No Nordeste, esses dados ganham outras proporções, que constatam o aprofundamento da desigualdade na região. As mulheres negras são 37,19% da população, o que configura nove pontos percentuais a mais que o recenseado em todo o país, no entanto, a diferença percentual entre a taxa populacional e as candidatas ou as eleitas é maior do que as registradas nacionalmente. No Brasil, a diferença percentual entre as mulheres negras na sociedade e aquelas eleitas para o cargo de vereadora é de 21 pontos percentuais, para prefeita 23 p.p. Já no Nordeste, as diferenças são de 26 p.p. e 29 p.p. respectivamente.

Engajadas no processo de construção da Marcha de Mulheres Negras 2025, vislumbramos a paridade de raça e gênero enquanto caminho para transformação dessa realidade e garantia do Bem Viver, a partir de uma perspectiva também de reparação pelos séculos de negação à participação política de mulheres negras e manutenção da subrepresentatividade operada com força ainda na atualidade. 

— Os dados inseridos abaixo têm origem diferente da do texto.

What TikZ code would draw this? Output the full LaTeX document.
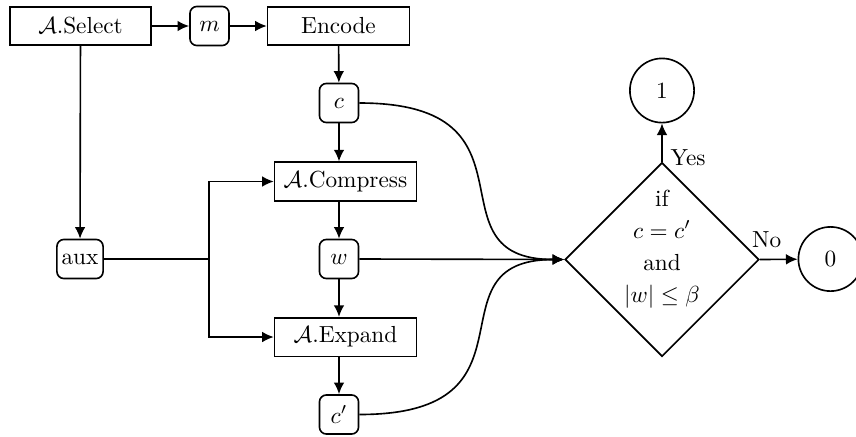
\documentclass[tikz,border=0pt]{standalone}
\usetikzlibrary{shapes.geometric,arrows.meta}
\begin{document}
\begin{tikzpicture}[x=0.43pt,y=-0.43pt,
  line width=0.7pt,
  every node/.style={font=\normalsize},
  procbox/.style={draw, minimum width=61pt, minimum height=16.6pt, inner sep=2pt},
  valbox/.style={draw, rounded corners=3pt, minimum size=16.8pt, inner sep=2pt},
  result/.style={draw, circle, minimum size=27.6pt, inner sep=0pt},
  decision/.style={draw, diamond, shape aspect=1, minimum width=83.4pt, minimum height=83.4pt, inner sep=0pt},
  arr/.style={-{Latex[length=5pt,width=4.6pt]}}]
\useasboundingbox (0,0) rectangle (856,436);

% processing steps
\node[procbox, minimum width=60.6pt] (sel) at (80.5,26) {$\mathcal{A}$.Select};
\node[valbox] (m) at (209.5,26) {$m$};
\node[procbox] (enc) at (338.5,26) {Encode};
\node[valbox] (c) at (339,103) {$c$};
\node[procbox] (comp) at (345.5,181.5) {$\mathcal{A}$.Compress};
\node[valbox, minimum width=19.8pt] (aux) at (80,259) {aux};
\node[valbox] (w) at (339,259) {$w$};
\node[procbox] (exp) at (345.5,337) {$\mathcal{A}$.Expand};
\node[valbox] (cp) at (339,414.5) {$c'$};

% final check and outcomes
\node[decision] (dec) at (662,259.5) {};
\node[align=center, inner sep=0pt] (dectext) at (662,249)
  {if\\[1.8pt] $c = c'$\\[1.8pt] and\\[1.8pt] $|w| \leq \beta$};
\node[result] (one) at (662,90.5) {1};
\node[result] (zero) at (830.5,259) {0};

\coordinate (split) at (209,259);

% connectors
\draw[arr] (sel) -- (m);
\draw[arr] (m) -- (enc);
\draw[arr] (enc) -- (c);
\draw[arr] (c) -- (c |- comp.north);
\draw[arr] (w |- comp.south) -- (w);
\draw[arr] (w) -- (w |- exp.north);
\draw[arr] (cp |- exp.south) -- (cp);
\draw[arr] (sel) -- (aux);
\draw (aux) -- (split);
\draw[arr] (split) |- (comp.west);
\draw[arr] (split) |- (exp.west);
\draw[arr] (c.east) .. controls +(190,0) and +(-140,0) .. (dec.west);
\draw[arr] (w.east) -- (dec.west);
\draw[arr] (cp.east) .. controls +(190,0) and +(-140,0) .. (dec.west);
\draw[arr] (dec.north) -- node[right, pos=0.1] (yes) {Yes} (one);
\draw[arr] (dec.east) -- node[above, pos=0.18, yshift=1.5pt] (no) {No} (zero);
\end{tikzpicture}
\end{document}
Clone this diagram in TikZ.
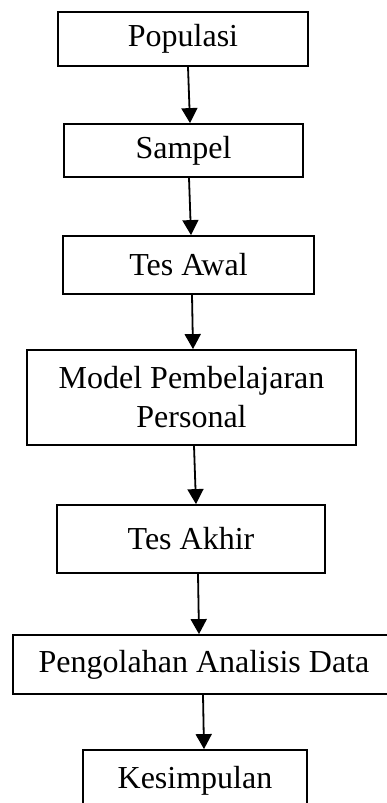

Entretanto, reconhecemos que, assim como as cotas de raça e gênero, a paridade não é necessariamente o fim que vislumbramos. Com as nossas mãos no prato, torna-se viável a projeção da autonomia e garantia política, intelectual e econômica das mulheres negras e do povo negro. Tal como nos orienta a cosmovisão Ashanti, o que queremos já virou palavras de Marcha: Mulheres Negras no Poder, construindo o Bem Viver!